The boneless beef chuck was packed on Feb. 16, 2023. The following product is subject to recall: Various weights corrugated boxes containing “Elkhorn Valley Pride Angus Beef 61226 BEEF CHUCK 2PC BNLS; Packed on 2/16/23.”

The complete list of serial numbers and box count numbers for the boneless beef chuck product that are subject to recall can be found here.

The problem was discovered when federal food inspectors conducted routine testing of ground beef and the sample confirmed positive for E. coli.

There have been no confirmed reports of illness due to consumption of the tainted products, the USDA said.
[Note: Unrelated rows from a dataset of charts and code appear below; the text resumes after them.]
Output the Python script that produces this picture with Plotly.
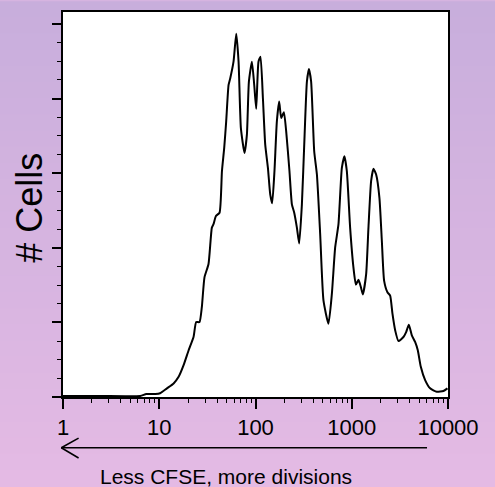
import plotly.graph_objects as go

# CFSE fluorescence (log scale) and cell counts
cfse = [1, 2.44, 6.35, 7.33, 9.08, 10.2, 12.0, 14.1, 15.9, 17.9, 20.2, 22.7, 24.2, 26.2,
        27.7, 29.5, 32.5, 35.2, 36.6, 38.8, 42.3, 44.8, 47.3, 49.6, 52.5, 54.6, 59.1,
        63.1, 66.7, 70.5, 76.9, 81.4, 85.4, 91.8, 97.0, 101.7, 107.4, 112.7, 119.4,
        126.2, 134.6, 142.2, 149.0, 157.4, 166.7, 176.2, 184.9, 197.2, 208.4, 225.4,
        238.8, 252.5, 269.2, 284.4, 303.4, 322.8, 342.0, 358.9, 378.4, 407.4, 434.5,
        469.9, 508.4, 572.8, 621.3, 672.4, 727.8, 789.1, 839.5, 889.2, 962.0, 1041,
        1104, 1175, 1245, 1304, 1412, 1491, 1589, 1680, 1792, 1939, 2054, 2168, 2349,
        2506, 2648, 2825, 3055, 3443, 3673, 3920, 4209, 4553, 4856, 5218, 5786, 6517,
        7648, 8958, 9863]
cells = [0.7, 0.7, 0.7, 2.0, 2.0, 2.5, 5.8, 9.1, 13.5, 21.3, 31.3, 40.2, 50.2, 50.2,
         60.2, 80.2, 89.1, 113.5, 115.8, 121.3, 123.5, 151.3, 166.9, 184.7, 209.1,
         213.5, 224.7, 243.5, 224.7, 180.2, 163.5, 175.8, 211.3, 224.7, 209.1, 193.1,
         224.7, 228.0, 200.2, 169.1, 153.5, 135.8, 129.8, 151.3, 184.7, 198.0, 186.9,
         190.9, 178.0, 151.3, 129.1, 123.5, 113.5, 102.9, 129.1, 173.5, 211.3, 219.8,
         211.3, 164.7, 149.1, 109.1, 64.7, 49.1, 69.1, 100.2, 115.8, 153.5, 161.3,
         151.3, 113.5, 86.9, 75.3, 78.5, 73.5, 68.7, 82.5, 113.5, 144.7, 152.9, 149.1,
         133.5, 104.7, 78.0, 70.2, 68.0, 55.8, 44.7, 37.5, 40.2, 43.5, 48.5, 41.3,
         36.9, 31.3, 20.2, 11.3, 5.8, 3.5, 4.0, 5.8]

x_tickvals = [1, 10, 100, 1000, 10000]
x_ticktext = ["1", "10", "100", "1000", "10000"]
x_minor = [m * 10 ** k for k in range(4) for m in range(2, 10)]
y_tickvals = [0, 50, 100, 150, 200, 250]

fig = go.Figure()
fig.add_trace(go.Scatter(x=cfse, y=cells, mode="lines",
                         line=dict(color="black", width=2, shape="spline", smoothing=0.5),
                         hoverinfo="skip", showlegend=False))

# background gradient (outside plot area) + white plot area
shapes = []
n = 30
top = (200, 174, 220)
bot = (228, 186, 228)
y_top, y_bot = 1.0258, -0.2326
for i in range(n):
    t = i / (n - 1)
    c = tuple(round(top[j] + (bot[j] - top[j]) * t) for j in range(3))
    y1 = y_top - (y_top - y_bot) * i / n
    y0 = y_top - (y_top - y_bot) * (i + 1) / n
    shapes.append(dict(type="rect", xref="paper", yref="paper", x0=-0.17, x1=1.13,
                       y0=y0 - 0.002, y1=y1 + 0.002, line=dict(width=0),
                       fillcolor="rgb(%d,%d,%d)" % c, layer="below"))
shapes.append(dict(type="rect", xref="paper", yref="paper", x0=0, x1=1, y0=0, y1=1,
                   line=dict(width=0), fillcolor="white", layer="below"))
# arrow under the x axis
arrow = dict(color="black", width=1.6)
shapes += [
    dict(type="line", xref="paper", yref="paper", x0=-0.0044, x1=0.9455, y0=-0.1318, y1=-0.1318, line=arrow),
    dict(type="line", xref="paper", yref="paper", x0=-0.0044, x1=0.0405, y0=-0.1318, y1=-0.1067, line=arrow),
    dict(type="line", xref="paper", yref="paper", x0=-0.0044, x1=0.0405, y0=-0.1318, y1=-0.1584, line=arrow),
]

fig.update_layout(
    width=495, height=487,
    margin=dict(l=63, r=47, t=10, b=90),
    paper_bgcolor="rgb(214,180,224)",
    plot_bgcolor="white",
    font=dict(family="Liberation Sans, Arial, sans-serif", color="black"),
    shapes=shapes,
    annotations=[
        dict(text="# Cells", xref="paper", yref="paper", x=-0.0862, y=0.491,
             textangle=-90, showarrow=False, font=dict(size=36, color="black"),
             xanchor="center", yanchor="middle"),
        dict(text="Less CFSE, more divisions", xref="paper", yref="paper",
             x=0.4222, y=-0.2067, showarrow=False, font=dict(size=21, color="black"),
             xanchor="center", yanchor="middle"),
    ],
)
fig.update_xaxes(type="log", range=[0, 4], showgrid=False, zeroline=False,
                 showline=True, linecolor="black", linewidth=2, mirror=True,
                 ticks="outside", ticklen=10, tickwidth=1.5, tickcolor="black",
                 tickvals=x_tickvals, ticktext=x_ticktext, tickfont=dict(size=22),
                 minor=dict(ticks="outside", ticklen=4, tickwidth=1.2, tickcolor="black",
                            tickvals=x_minor, showgrid=False))
fig.update_yaxes(range=[0, 258], showgrid=False, zeroline=False,
                 showline=True, linecolor="black", linewidth=2, mirror=True,
                 ticks="outside", ticklen=9, tickwidth=1.5, tickcolor="black",
                 tickvals=y_tickvals, showticklabels=False,
                 minor=dict(ticks="outside", ticklen=4, tickwidth=1.2, tickcolor="black",
                            dtick=12.5, tick0=0, showgrid=False))

fig.write_html("out.html", config={"displayModeBar": False},
               post_script="document.body.style.margin='0';document.body.style.overflow='hidden';")
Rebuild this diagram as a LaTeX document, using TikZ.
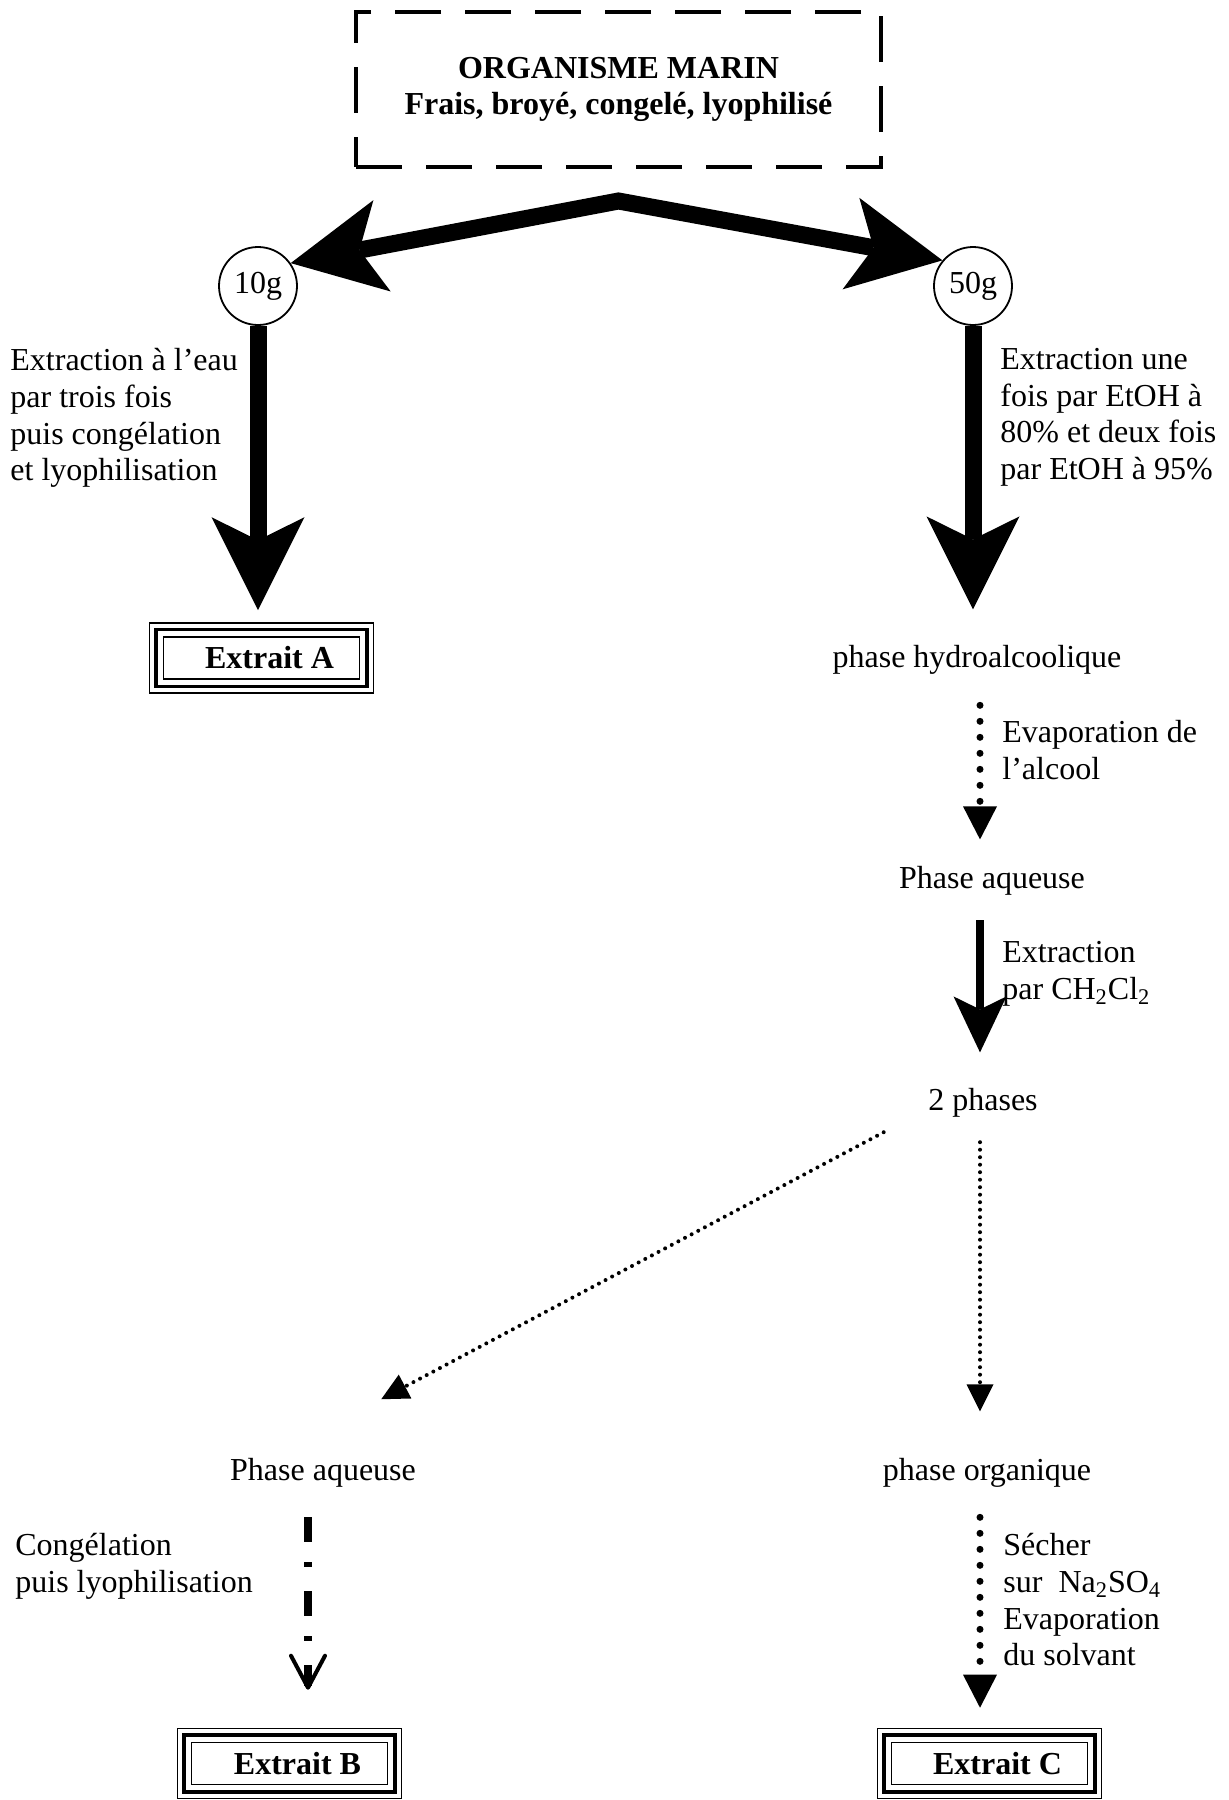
\documentclass[tikz,border=0pt]{standalone}
\usepackage{fontspec}
\setmainfont{Liberation Serif}
\usetikzlibrary{arrows.meta}

\tikzset{
  bighead/.tip={Stealth[length=46.5pt, width=46.5pt, inset=11.5pt, line width=0pt]},
  midhead/.tip={Stealth[length=28pt, width=26.5pt, inset=6.5pt, line width=0pt]},
  dothead/.tip={Triangle[length=16.5pt, width=17pt, line width=0pt]},
  finehead/.tip={Triangle[length=13.5pt, width=13.5pt, line width=0pt]},
  openhead/.tip={Straight Barb[length=16pt, width=17pt, line width=2pt, round]},
  bigarrow/.style={line width=8.5pt, -bighead},
  midarrow/.style={line width=4pt, -midhead},
  dotarrow/.style={line width=3.5pt, line cap=round, dash pattern=on 0pt off 8pt, -dothead},
  finearrow/.style={line width=2pt, line cap=round, dash pattern=on 0pt off 3.75pt, -finehead},
  dasharrow/.style={line width=3.75pt, dash pattern=on 12.5pt off 10pt on 2.5pt off 12pt, -openhead},
  txt/.style={font=\fontsize{16}{18.35}\selectfont, inner sep=0pt},
  note/.style={txt, align=left, anchor=north west},
  orgbox/.style={draw, line width=2pt, dash pattern=on 23pt off 12pt, minimum width=262.5pt,
    minimum height=77.5pt, align=center, font=\fontsize{16}{17.75}\selectfont\bfseries},
  portion/.style={draw, circle, line width=0.9pt, minimum size=39pt, inner sep=0pt,
    font=\fontsize{16}{18}\selectfont},
  extrait/.style={draw, line width=0.8pt, minimum width=112pt, minimum height=35pt, inner sep=0pt,
    font=\fontsize{16}{18}\selectfont\bfseries,
    path picture={
      \draw[line width=1.8pt] ([shift={(3.2pt,-3.2pt)}]path picture bounding box.north west)
        rectangle ([shift={(-3.2pt,3.2pt)}]path picture bounding box.south east);
      \draw[line width=0.8pt] ([shift={(7pt,-7pt)}]path picture bounding box.north west)
        rectangle ([shift={(-7pt,7pt)}]path picture bounding box.south east);
    }}
}

\begin{document}
\begin{tikzpicture}[x=0.5pt, y=-0.5pt]
    \useasboundingbox (0,0) rectangle (1229,1800);

    % Starting material
    \node[orgbox] (org) at (618.5,89.5) {ORGANISME MARIN\\Frais, broyé, congelé, lyophilisé};
    \coordinate (apex) at ([yshift=-16pt]org.south);

    % Two portions
    \node[portion] (c10) at (258,286) {10g};
    \node[portion] (c50) at (973,286) {50g};
    \draw[line width=8.5pt, bighead-bighead] (c10.35) -- (apex) -- (c50.140);

    % Water extraction
    \node[note] (lblA) at (10,348) {Extraction à l’eau\\par trois fois\\puis congélation\\et lyophilisation};
    \node[extrait] (extA) at (261.5,658) {\hspace*{8pt}Extrait A};
    \draw[bigarrow, shorten >=6pt] (c10.south) -- (c10.south |- extA.north);

    % Ethanol extraction
    \node[note] (lblB) at (1000,348) {Extraction une\\fois par EtOH à\\80\% et deux fois\\par EtOH à 95\%};
    \node[txt, anchor=base] (hydro) at (977,667) {phase hydroalcoolique};
    \draw[bigarrow, shorten >=17.5pt] (c50.south) -- (c50.south |- hydro.north);
    \coordinate (rcol) at (980,0);

    \node[note] (lblEvap) at (1002,720) {Evaporation de\\l’alcool};
    \node[txt, anchor=base] (aq1) at (992,888) {Phase aqueuse};
    \draw[dotarrow, shorten <=15.5pt, shorten >=13pt] (hydro.south -| rcol) -- (aq1.north -| rcol);

    \node[note] (lblCH) at (1002,941) {Extraction\\par CH\textsubscript{2}Cl\textsubscript{2}};
    \node[txt, anchor=base] (two) at (983,1110) {2 phases};
    \draw[midarrow, shorten <=12.5pt, shorten >=17.5pt] (aq1.south -| rcol) -- (two.north -| rcol);

    % Separation
    \node[txt, anchor=base] (aq2) at (323,1480) {Phase aqueuse};
    \node[txt, anchor=base] (org2) at (987,1480) {phase organique};
    \draw[finearrow, shorten <=12.5pt, shorten >=23pt] (two.south -| rcol) -- (org2.north -| rcol);
    \draw[finearrow, shorten <=16pt, shorten >=62pt] ([xshift=-8pt]two.south west) -- ([xshift=21pt]aq2.north west);

    % Extract B
    \node[note] (lblCong) at (15,1533) {Congélation\\puis lyophilisation};
    \node[extrait] (extB) at (289.5,1763.5) {\hspace*{8pt}Extrait B};
    \draw[dasharrow, shorten <=15pt, shorten >=19pt] ([xshift=-7.5pt]aq2.south) -- ([xshift=-7.5pt]aq2.south |- extB.north);

    % Extract C
    \node[note] (lblSech) at (1003,1533) {Sécher\\sur\ \ Na\textsubscript{2}SO\textsubscript{4}\\Evaporation\\du solvant};
    \node[extrait] (extC) at (989.5,1763.5) {\hspace*{8pt}Extrait C};
    \draw[dotarrow, shorten <=15pt, shorten >=10pt] (org2.south -| rcol) -- (extC.north -| rcol);

\end{tikzpicture}
\end{document}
Many clinical laboratories do not test for non-O157 STEC, such as O103, because it is harder to identify. Infected people can become ill two to eight days after consuming the organism.

Most develop diarrhea, which is often bloody, and vomiting. Infection is usually diagnosed by testing a stool sample. Vigorous rehydration and other supportive care is the typical treatment; antibiotic treatment is generally not recommended. Most people recover within a week, but rarely some develop a more severe infection.

Hemolytic uremic syndrome, a type of kidney failure, is uncommon with this infection. The kidney problem can occur in people of any age but is most common in children under 5 years old, older adults and persons with weakened immune systems. It is marked by easy bruising, pallor and decreased urine output. Persons with these symptoms should seek emergency medical care immediately.

Distributors and other customers who have purchased these products should not use or distribute them. The meat should be thrown away or returned to the place of purchase.

When available, the retail distribution list will be posted on the FSIS website at www.fsis.usda.gov/recalls.

For more information about the recall, contact Dallas Kenney, director of operations at Elkhorn Valley Packing, at 620-243-3308 or email at dallas@elkhornvalleypacking.com.

Anyone with food safety questions can call the toll-free USDA Meat and Poultry Hotline at 888-MPHotline (888-674-6854) or live chat via Ask USDA from 10 a.m. to 6 p.m. (Eastern Time) Monday through Friday.

The USDA reminds consumers to safely prepare raw meat products, including fresh and frozen, and only consume ground beef product that has been cooked to a temperature of 160 degrees. The only way to confirm that ground beef is cooked to a temperature high enough to kill harmful bacteria is to use a food thermometer.